Basic Concept #24: Pre-positioning Beats Persuasion
You’ve prepared the perfect presentation. Your logic is flawless. Your data is compelling. Your arguments are airtight. You walk into the room confident that once people hear your case, they’ll have to agree.
Then you spend an hour trying to convince them, watching as they find reasons to resist what seems obvious to you. You leave frustrated, wondering why smart people can’t see clear solutions.
Here’s what you missed: by the time you’re persuading, you’ve already lost. The real work happens before the room, not in it.
I learned this lesson the hard way working with a technical lead named Marcus who wanted to modernize the company’s legacy database infrastructure. He spent months building the perfect business case—performance benchmarks, cost comparisons, security risk assessments. His slides were crisp, his data was bulletproof, his arguments were logical. I watched him rehearse the presentation three times. It was flawless.
The proposal was rejected in twelve minutes.
Sitting in that conference room, watching the energy drain from Marcus’s face as one executive after another raised concerns he hadn’t anticipated, I realized we’d completely misunderstood how this decision would actually get made.
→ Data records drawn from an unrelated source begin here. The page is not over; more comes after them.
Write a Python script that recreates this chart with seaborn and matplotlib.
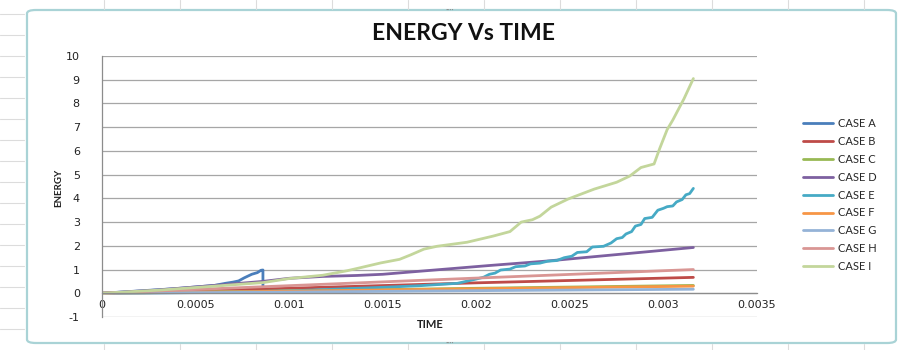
import matplotlib
matplotlib.use("Agg")
import matplotlib.pyplot as plt
from matplotlib.patches import FancyBboxPatch
from matplotlib.lines import Line2D
import pandas as pd
import seaborn as sns

# ---- data -------------------------------------------------------------
cases = ["CASE A", "CASE B", "CASE C", "CASE D", "CASE E",
         "CASE F", "CASE G", "CASE H", "CASE I"]

a_time = [0, 0.0002, 0.0004, 0.0006, 0.00066, 0.0007, 0.00073, 0.00076,
          0.0008, 0.00083, 0.00085, 0.00086, 0.00086]
a_energy = [0, 0.1, 0.2, 0.33, 0.42, 0.47, 0.52, 0.65, 0.8, 0.87, 0.97, 0.98, 0.3]

b_time = [0, 0.001, 0.002, 0.00316]
b_energy = [0, 0.21, 0.44, 0.67]

c_time = [0, 0.001, 0.002, 0.00316]
c_energy = [0, 0.1, 0.21, 0.33]

d_time = [0, 0.0003, 0.0006, 0.00086, 0.001, 0.00118, 0.00136, 0.0015,
          0.00207, 0.00238, 0.00316]
d_energy = [0, 0.14, 0.33, 0.5, 0.63, 0.71, 0.75, 0.8, 1.17, 1.36, 1.93]

e_time = [0, 0.0005, 0.001, 0.0015, 0.0017, 0.0019, 0.002, 0.00204, 0.00207,
          0.0021, 0.00213, 0.00218, 0.00221, 0.00226, 0.00229, 0.00234, 0.00238,
          0.00243, 0.00247, 0.00251, 0.00254, 0.00259, 0.00262, 0.00268, 0.00272,
          0.00275, 0.00278, 0.0028, 0.00283, 0.00285, 0.00288, 0.0029, 0.00294,
          0.00297, 0.003, 0.00302, 0.00305, 0.00307, 0.0031, 0.00312, 0.00314,
          0.00316]
e_energy = [0, 0.03, 0.1, 0.25, 0.32, 0.42, 0.6, 0.68, 0.8, 0.85, 0.98, 1.02,
            1.12, 1.15, 1.24, 1.27, 1.35, 1.38, 1.5, 1.56, 1.72, 1.75, 1.95, 1.98,
            2.12, 2.3, 2.35, 2.5, 2.6, 2.83, 2.9, 3.15, 3.2, 3.5, 3.58, 3.65, 3.68,
            3.85, 3.95, 4.15, 4.2, 4.42]

f_time = [0, 0.001, 0.002, 0.00316]
f_energy = [0, 0.09, 0.19, 0.3]

g_time = [0, 0.001, 0.002, 0.00316]
g_energy = [0, 0.05, 0.11, 0.17]

h_time = [0, 0.001, 0.002, 0.00316]
h_energy = [0, 0.32, 0.64, 1.0]

i_time = [0, 0.0003, 0.0006, 0.00086, 0.001, 0.00118, 0.00131, 0.00136, 0.00149,
          0.00159, 0.00165, 0.00172, 0.00179, 0.00195, 0.00209, 0.00218, 0.00224,
          0.0023, 0.00234, 0.0024, 0.00249, 0.00256, 0.00263, 0.00275, 0.00282,
          0.00288, 0.00295, 0.00298, 0.00302, 0.00305, 0.00311, 0.00316]
i_energy = [0, 0.13, 0.3, 0.45, 0.62, 0.76, 0.95, 1.04, 1.28, 1.43, 1.62, 1.86,
            1.98, 2.15, 2.41, 2.6, 3.0, 3.1, 3.25, 3.63, 3.97, 4.18, 4.39, 4.68,
            4.94, 5.3, 5.45, 6.1, 6.9, 7.3, 8.2, 9.05]

x_ticks = [0, 0.0005, 0.001, 0.0015, 0.002, 0.0025, 0.003, 0.0035]
x_tick_labels = ["0", "0.0005", "0.001", "0.0015", "0.002", "0.0025", "0.003", "0.0035"]
y_ticks = list(range(-1, 11))

colors = ["#4A7EBB", "#BE4B48", "#98B954", "#7D60A0", "#46AAC5",
          "#F79646", "#95B3D7", "#D99694", "#C3D69B"]

series = [(a_time, a_energy), (b_time, b_energy), (c_time, c_energy),
          (d_time, d_energy), (e_time, e_energy), (f_time, f_energy),
          (g_time, g_energy), (h_time, h_energy), (i_time, i_energy)]

df = pd.concat(
    [pd.DataFrame({"time": t, "energy": e, "case": name})
     for name, (t, e) in zip(cases, series)],
    ignore_index=True,
)

# ---- figure -----------------------------------------------------------
sns.set_theme(style="white")
plt.rcParams["font.family"] = ["Lato", "DejaVu Sans"]

W, H = 901, 350
fig = plt.figure(figsize=(W / 100, H / 100), dpi=100)
fig.patch.set_facecolor("white")

# worksheet cell lines around the chart object
for yy in range(14, H, 21):
    fig.add_artist(Line2D([0, 24 / W], [1 - yy / H] * 2, color="#dcdcdc", lw=0.8))
for xx in range(104, W, 76):
    fig.add_artist(Line2D([xx / W] * 2, [1 - 0 / H, 1 - 9 / H], color="#dcdcdc", lw=0.8))
    fig.add_artist(Line2D([xx / W] * 2, [1 - 344 / H, 0], color="#dcdcdc", lw=0.8))

# chart object border
frame = FancyBboxPatch((27 / W, 1 - 343 / H), (896 - 27) / W, (343 - 10) / H,
                       boxstyle="round,pad=0,rounding_size=0.01",
                       transform=fig.transFigure, facecolor="white",
                       edgecolor="#a9d3d6", lw=1.6, zorder=0)
fig.add_artist(frame)
for yy in (10, 343):
    fig.text(450 / W, 1 - yy / H, "····", ha="center", va="center",
             fontsize=6, color="#8a8a8a")

ax = fig.add_axes([102 / W, 1 - 317 / H, (757 - 102) / W, (317 - 56) / H])
ax.set_facecolor("none")

sns.lineplot(data=df, x="time", y="energy", hue="case", hue_order=cases,
             palette=dict(zip(cases, colors)), estimator=None, sort=False,
             linewidth=2.0, ax=ax)

ax.set_xlim(0, 0.0035)
ax.set_ylim(-1, 10)
ax.set_xticks(x_ticks)
ax.set_xticklabels(x_tick_labels)
ax.set_yticks(y_ticks)
ax.set_yticklabels([str(v) for v in y_ticks])
ax.yaxis.grid(True, color="#a6a6a6", lw=0.9)
ax.xaxis.grid(False)
ax.set_axisbelow(True)

for side in ("top", "right"):
    ax.spines[side].set_visible(False)
ax.spines["left"].set_color("#8c8c8c")
ax.spines["left"].set_linewidth(0.9)
ax.spines["bottom"].set_position(("data", 0))
ax.spines["bottom"].set_color("#8c8c8c")
ax.spines["bottom"].set_linewidth(0.9)

ax.tick_params(axis="x", length=0, pad=5, labelsize=8, labelcolor="#222222")
ax.tick_params(axis="y", length=0, pad=16, labelsize=8, labelcolor="#222222")
for lbl in ax.get_xticklabels() + ax.get_yticklabels():
    lbl.set_fontfamily("DejaVu Sans")
ax.set_xlabel("")
ax.set_ylabel("")

fig.text(464 / W, 1 - 33 / H, "ENERGY Vs TIME", ha="center", va="center",
         fontsize=16.5, fontweight="bold", color="#111111")
fig.text(430 / W, 1 - 325 / H, "TIME", ha="center", va="center",
         fontsize=8, fontweight="bold", color="#222222")
fig.text(59 / W, 1 - 188 / H, "ENERGY", ha="center", va="center", rotation=90,
         fontsize=7, fontweight="bold", color="#222222")

handles, labels = ax.get_legend_handles_labels()
ax.legend(handles, labels, loc="upper left",
          bbox_to_anchor=(803 / W, 1 - 118 / H), bbox_transform=fig.transFigure,
          frameon=False, fontsize=8, handlelength=2.7, handletextpad=0.45,
          labelspacing=0.62, borderpad=0, borderaxespad=0)

fig.savefig("out.png", dpi=100)
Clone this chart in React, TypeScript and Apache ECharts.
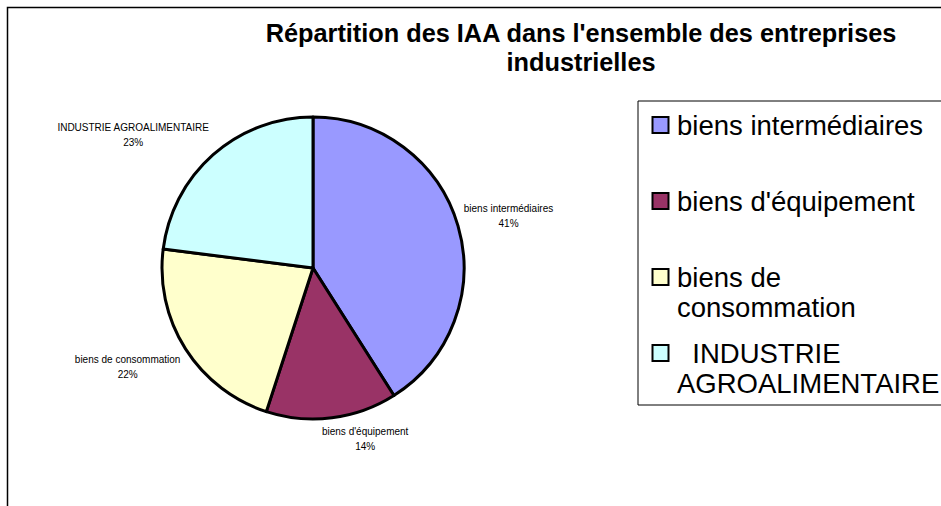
import React, { useEffect, useRef } from "react";
import * as echarts from "echarts";

const categories = [
  "biens intermédiaires",
  "biens d'équipement",
  "biens de consommation",
  "INDUSTRIE AGROALIMENTAIRE",
];
const values = [41, 14, 22, 23];
const colors = ["#9999FF", "#993366", "#FFFFCC", "#CCFFFF"];
const legendLabels = [
  "biens intermédiaires",
  "biens d'équipement",
  "biens de\nconsommation",
  "  INDUSTRIE\nAGROALIMENTAIRE",
];
const titleText =
  "Répartition des IAA dans l'ensemble des entreprises\nindustrielles";

const FONT = "'Liberation Sans', Arial, Helvetica, sans-serif";

export default function App() {
  const ref = useRef<HTMLDivElement>(null);

  useEffect(() => {
    if (!ref.current) return;
    const chart = echarts.init(ref.current, undefined, { renderer: "svg" });
    const cx = 313;
    const cy = 268;
    const R = 151;
    const total = values.reduce((a, b) => a + b, 0);

    const legendStartY = 125;
    const legendStep = 76;
    const legendGraphics: any[] = [
      {
        type: "rect",
        shape: { x: 638, y: 101, width: 320, height: 304 },
        style: { fill: "#fff", stroke: "#000", lineWidth: 1 },
        z: 1,
      },
    ];
    legendLabels.forEach((lab, i) => {
      const y = legendStartY + i * legendStep;
      legendGraphics.push({
        type: "rect",
        shape: { x: 652.5, y: y - 8, width: 16, height: 16 },
        style: { fill: colors[i], stroke: "#000", lineWidth: 2 },
        z: 2,
      });
      legendGraphics.push({
        type: "text",
        x: 677,
        y: y - 15,
        style: {
          text: lab,
          fontSize: 27.5,
          fontFamily: FONT,
          lineHeight: 30,
          fill: "#000",
          verticalAlign: "top",
          align: "left",
        },
        z: 2,
      });
    });

    chart.setOption({
      animation: false,
      backgroundColor: "#fff",
      title: {
        text: titleText,
        left: 576,
        top: 13,
        textAlign: "center",
        textStyle: {
          fontSize: 25.3,
          fontWeight: "bold",
          fontFamily: FONT,
          color: "#000",
          lineHeight: 29,
        },
      },
      graphic: [
        {
          type: "polyline",
          shape: { points: [[7.5, 506], [7.5, 7.5], [941, 7.5]] },
          style: { stroke: "#000", lineWidth: 1.5, fill: "none" },
        },
        ...legendGraphics,
      ],
      series: [
        {
          type: "pie",
          center: [cx, cy],
          radius: R,
          startAngle: 90,
          clockwise: true,
          percentPrecision: 0,
          avoidLabelOverlap: false,
          itemStyle: { borderColor: "#000", borderWidth: 3 },
          label: {
            show: true,
            position: "outside",
            formatter: "{b}\n{d}%",
            fontSize: 10,
            lineHeight: 15,
            fontFamily: FONT,
            color: "#000",
          },
          labelLine: { show: false },
          labelLayout: (params: any) => {
            const i = params.dataIndex;
            let before = 0;
            for (let k = 0; k < i; k++) before += values[k];
            const frac = (before + values[i] / 2) / total;
            const theta = frac * Math.PI * 2;
            const dx = Math.sin(theta);
            const dy = -Math.cos(theta);
            const w = params.labelRect.width;
            const h = params.labelRect.height;
            const px = cx + dx * (R + 6);
            const py = cy + dy * (R + 6);
            const clamp = (v: number, k: number) =>
              Math.max(-1, Math.min(1, v * k));
            return {
              x: px + clamp(dx, 6) * w / 2,
              y: py + clamp(dy, 2) * h / 2,
              align: "center",
              verticalAlign: "middle",
            };
          },
          data: categories.map((name, i) => ({
            name,
            value: values[i],
            itemStyle: { color: colors[i] },
          })),
        },
      ],
    });
    return () => chart.dispose();
  }, []);

  return (
    <div
      ref={ref}
      style={{ position: "fixed", left: 0, top: 0, width: 941, height: 506 }}
    />
  );
}
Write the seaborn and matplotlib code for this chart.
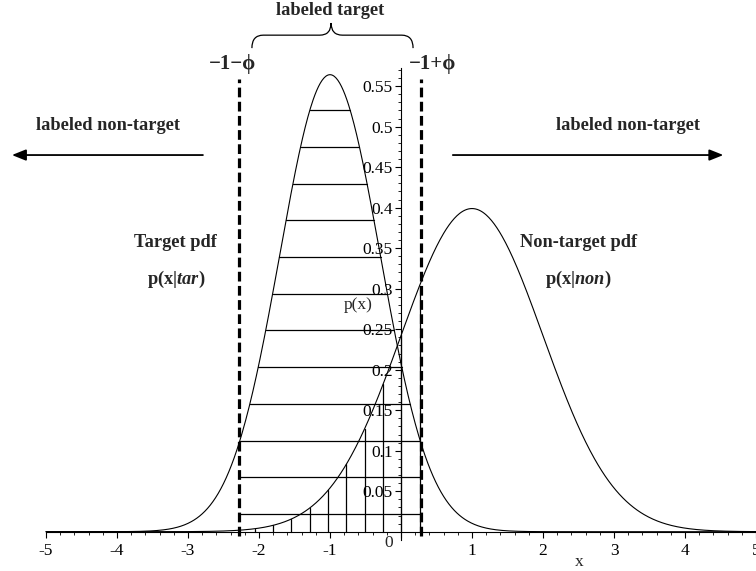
import numpy as np
import pandas as pd
import matplotlib
matplotlib.use("Agg")
import matplotlib.pyplot as plt
from matplotlib.path import Path
from matplotlib.patches import PathPatch
import seaborn as sns

# Class-conditional score densities (Gaussian parameters)
target_mean, target_sd = -1.0, 0.7071
nontarget_mean, nontarget_sd = 1.0, 1.0
phi = 1.28  # half-width of the "labeled target" window around the target mean

x_ticks = [-5, -4, -3, -2, -1, 0, 1, 2, 3, 4, 5]
x_tick_labels = ["-5", "-4", "-3", "-2", "-1", "", "1", "2", "3", "4", "5"]
y_ticks = [0.05, 0.10, 0.15, 0.20, 0.25, 0.30, 0.35, 0.40, 0.45, 0.50, 0.55]
y_tick_labels = ["0.05", "0.1", "0.15", "0.2", "0.25", "0.3", "0.35", "0.4", "0.45", "0.5", "0.55"]

# hatch spacing inside the labeled-target window
h_hatch_start, h_hatch_step = 0.0219, 0.0453
v_hatch_start, v_hatch_step = -2.06, 0.258


def gauss_pdf(x, mu, sd):
    return np.exp(-0.5 * ((x - mu) / sd) ** 2) / (sd * np.sqrt(2 * np.pi))


sns.set_theme(style="white")
plt.rcParams["font.family"] = ["Liberation Serif", "DejaVu Serif"]
plt.rcParams["mathtext.fontset"] = "custom"
plt.rcParams["mathtext.rm"] = "Liberation Serif"
plt.rcParams["mathtext.bf"] = "Liberation Serif:bold"
plt.rcParams["mathtext.it"] = "Liberation Serif:italic"
plt.rcParams["mathtext.bfit"] = "Liberation Serif:italic:bold"
plt.rcParams["lines.scale_dashes"] = False

fig = plt.figure(figsize=(7.56, 5.71), dpi=100)
ax = fig.add_axes([0, 0, 1, 1])
ax.set_xlim(-5.648, 5.0)
ax.set_ylim(-0.0485, 0.6564)
ax.set_facecolor("white")

xs = np.linspace(-5, 5, 801)
curves = pd.DataFrame({
    "x": np.concatenate([xs, xs]),
    "p": np.concatenate([gauss_pdf(xs, target_mean, target_sd),
                         gauss_pdf(xs, nontarget_mean, nontarget_sd)]),
    "cls": ["target"] * len(xs) + ["nontarget"] * len(xs),
})
sns.lineplot(data=curves, x="x", y="p", units="cls", estimator=None,
             color="black", lw=0.8, ax=ax, legend=False)

lo, hi = target_mean - phi, target_mean + phi

# horizontal hatching: target mass inside the window
t_peak = gauss_pdf(target_mean, target_mean, target_sd)
for lev in np.arange(h_hatch_start, t_peak, h_hatch_step):
    half = target_sd * np.sqrt(2 * np.log(t_peak / lev))
    x0 = max(lo, target_mean - half)
    x1 = min(hi, target_mean + half)
    ax.plot([x0, x1], [lev, lev], color="black", lw=0.9, zorder=2)

# vertical hatching: non-target mass inside the window
for xv in np.arange(v_hatch_start, hi, v_hatch_step):
    ax.plot([xv, xv], [0, gauss_pdf(xv, nontarget_mean, nontarget_sd)],
            color="black", lw=0.9, zorder=2)

# window boundaries
for xb in (lo, hi):
    ax.plot([xb, xb], [-0.005, 0.559], color="black", lw=2.3,
            dashes=(7.0, 3.2), zorder=3)

# axes through the origin
for side in ("top", "right"):
    ax.spines[side].set_visible(False)
ax.spines["left"].set_position(("data", 0))
ax.spines["bottom"].set_position(("data", 0))
ax.spines["left"].set_bounds(-0.01, 0.572)
ax.spines["bottom"].set_bounds(-5, 5)
for side in ("left", "bottom"):
    ax.spines[side].set_color("black")
    ax.spines[side].set_linewidth(0.8)
    ax.spines[side].set_zorder(4)

ax.xaxis.set_ticks_position("bottom")
ax.yaxis.set_ticks_position("left")
ax.set_xticks(x_ticks)
ax.set_xticklabels(x_tick_labels)
ax.set_xticks(np.arange(-5, 5.01, 0.2), minor=True)
ax.set_yticks(y_ticks)
ax.set_yticklabels(y_tick_labels)
ax.set_yticks(np.arange(0.01, 0.571, 0.01), minor=True)
ax.tick_params(axis="both", which="major", direction="out", length=4,
               width=0.8, color="black", labelsize=12.5, labelcolor="black", pad=2)
ax.tick_params(axis="both", which="minor", direction="out", length=2.2,
               width=0.6, color="black")
ax.tick_params(axis="x", which="major", pad=4)
ax.set_xlabel("")
ax.set_ylabel("")
ax.grid(False)

ax.text(-0.17, -0.014, "0", fontsize=12.5, ha="center", va="center")
ax.text(2.51, -0.038, "x", fontsize=12.5, ha="center", va="center")
ax.text(-0.60, 0.280, "p(x)", fontsize=12.5, ha="center", va="center")

# annotations
bold = dict(fontsize=13.2, fontweight="bold", ha="center", va="center")
ax.text(-1.0, 0.643, "labeled target", **bold)
ax.text(lo - 0.09, 0.578, "\u22121\u2212\u03d5", fontsize=15, fontweight="bold",
        ha="center", va="center")
ax.text(hi + 0.17, 0.578, "\u22121+\u03d5", fontsize=15, fontweight="bold",
        ha="center", va="center")
ax.text(-4.127, 0.502, "labeled non-target", **bold)
ax.text(3.197, 0.502, "labeled non-target", **bold)
ax.text(-3.17, 0.357, "Target pdf", **bold)
ax.text(-3.17, 0.312, r"$\mathbf{p(x|}\mathbfit{tar}\mathbf{)}$", fontsize=13.2,
        ha="center", va="center")
ax.text(2.50, 0.357, "Non-target pdf", **bold)
ax.text(2.50, 0.312, r"$\mathbf{p(x|}\mathbfit{non}\mathbf{)}$", fontsize=13.2,
        ha="center", va="center")

arrow = dict(arrowstyle="-|>,head_length=0.7,head_width=0.28", color="black",
             lw=1.3, shrinkA=0, shrinkB=0)
ax.annotate("", xy=(-5.48, 0.465), xytext=(-2.79, 0.465), arrowprops=arrow)
ax.annotate("", xy=(4.54, 0.465), xytext=(0.73, 0.465), arrowprops=arrow)

# curly brace over the labeled-target window
bx0, bx1, bxc = -2.10, 0.17, -0.985
y_end, y_mid, y_tip = 0.597, 0.613, 0.628
r = 0.16
verts = [
    (bx0, y_end), (bx0, y_mid), (bx0 + r, y_mid),
    (bxc - r, y_mid), (bxc, y_mid), (bxc, y_tip),
    (bxc, y_mid), (bxc + r, y_mid),
    (bx1 - r, y_mid), (bx1, y_mid), (bx1, y_end),
]
codes = [Path.MOVETO, Path.CURVE3, Path.CURVE3,
         Path.LINETO, Path.CURVE3, Path.CURVE3,
         Path.CURVE3, Path.CURVE3,
         Path.LINETO, Path.CURVE3, Path.CURVE3]
ax.add_patch(PathPatch(Path(verts, codes), facecolor="none",
                       edgecolor="black", lw=0.9))

fig.savefig("out.png", dpi=100, facecolor="white")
What Marcus didn’t know was that the CFO was still angry about cost overruns from the last major IT project. The operations director was terrified of any system downtime that might affect customer orders during peak season. The head of sales worried that database migration would disrupt the CRM integration his team depended on. The compliance officer had concerns about data integrity during the transition that could affect audit requirements.
None of these concerns surfaced during the presentation. They were already formed, already calcified, already decisive. Marcus was presenting his solution to people who had already decided they didn’t want to hear solutions.
Marcus had focused all his energy on building a bulletproof technical case instead of understanding his audience. He crafted perfect logic for people who weren’t ready to hear it. He solved a presentation challenge when he had a positioning challenge.
I started paying attention to how decisions really get made in organizations. I watched proposals that succeeded and ones that failed. I noticed patterns in what happened before the formal meetings that seemed to predict the outcomes better than the quality of the presentations themselves.
Pre-positioning beats persuasion every time.
The professionals who consistently get their proposals approved aren’t necessarily the ones with the best ideas or the most compelling presentations. They’re the ones who understand that influence happens in the conversations before the conversation. In the context you create before you make your case. In the relationships you build before you need them.
They know that by the time you’re in the persuasion moment, most people have already formed their positions. They’re not listening to change their minds. They’re listening to confirm what they already think or find reasons to resist.
So these strategic professionals work backward from the decision they want. They ask: “What would need to be true for this to feel obvious to everyone in the room?” Then they create those conditions systematically, relationship by relationship, conversation by conversation.
They address concerns before they become objections. They build understanding gradually instead of trying to download everything in one overwhelming session. They align interests before they make requests. They create context for their solution by helping people understand the problem clearly first.
Most people think influence happens during the formal presentation, the big meeting, the official pitch. They focus all their energy on crafting perfect arguments and delivering compelling presentations. But that’s the persuasion illusion—the belief that decisions are made by whoever presents the best arguments in formal settings.
Real influence
Real influence happens before you walk into the room. In the hallway conversations where people can ask real questions. In the one-on-one meetings where trust gets built. In the information sharing that helps people understand why change matters. In the relationship building that creates the foundation for difficult conversations.
The most successful presentations are the ones where everyone already knows what they’re going to decide before the meeting starts. The formal session becomes a confirmation of work that’s already been done, not a persuasion battle to be fought.